何を手に入れるために動きたいのか。目的を鮮明にしてからでないと、人にとって挑戦とは不幸を手に入れる手段に過ぎなくなる。

家族を守る。恋人と共に生きていく。名声でも金でもいい。挑戦する理由。「ただやれ」という命令だけでは人は動かない。やった後で発見する可能性もあるが、やって惨めになった場合、その惨めさを引き受けるのは言った側ではなくやった側なのだ。

強引な方法で鍛えられることもあるかもしれない。しかし、「やらなきゃ」で続くことはない。人を突き動かすのは「やりたい」という気持ち、継続させるのも「もっと」という気持ち。人はそういった欲で動いている。

動きながらでも真剣に考えていきたいのは動機や目的だ。ニーチェの言葉を引用する。

君は一緒に行きたいと思うか?それとも先頭に立って行きたいと思うか?或いは自分ひとりで行きたいと思うか?…人は自分が何をしたいと思っているかを知っていなくてはならないし、また何かをしたいのだということを、知っていなくてはならない。

己の欲望を知る。時間を懸けてまでやる価値のあることだと思う。やらされるようにしてやるのではなく、何事もやってみる軽さ。「ただやれ」とは違う。興味があるならやってみる。行ってみる。考えてみる。

主体はこちら。何をやりたいのか知らない限り、やりたいことはやれない。やりたいことを見つけるためのステップとしての「やってみる」。

基本的に気圧されて動いてもロクなことにはならないと思っている。圧力なんて空気だけで十分である。自分が自分であるためにある欲。他人と大きく違ってもいい。認めるも何も、そこにある多様性。
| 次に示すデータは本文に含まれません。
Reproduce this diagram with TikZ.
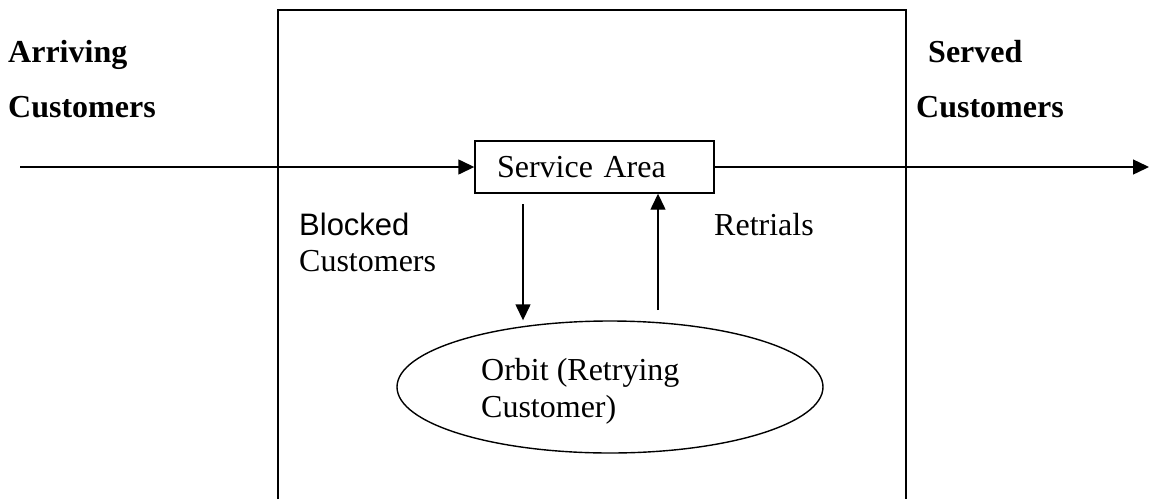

繰り返す。主体はこちらだ。夏目漱石の自己本位は、他者の自己も尊重するという意味であり、自己中心の意味合いとは違う。

それぞれの気持ちを尊重しながら、自分のやってみたいという欲望は殺さない。それでは志のないような志だが、他者の欲を認めないことには、自分の欲を出すチャンスも限られてくるだろう。

挑戦とは、あるタイミングで空気を読まないことを意図的にやること。その瞬間、独りよがりになる。それは人間全体の自己を認めるための挑戦でもある。

いろいろやっていく中で、勇気を出したり、痛みを感じたりもするけれど、その刺激のことを人は「楽しい」と表現すると思う。これからもやったりやめたりを繰り返しながら、気軽に挑戦していこう。最後は太宰治で。

笑われて笑われて つよくなる

苦しいからこそ、もうちょっと生きてみる。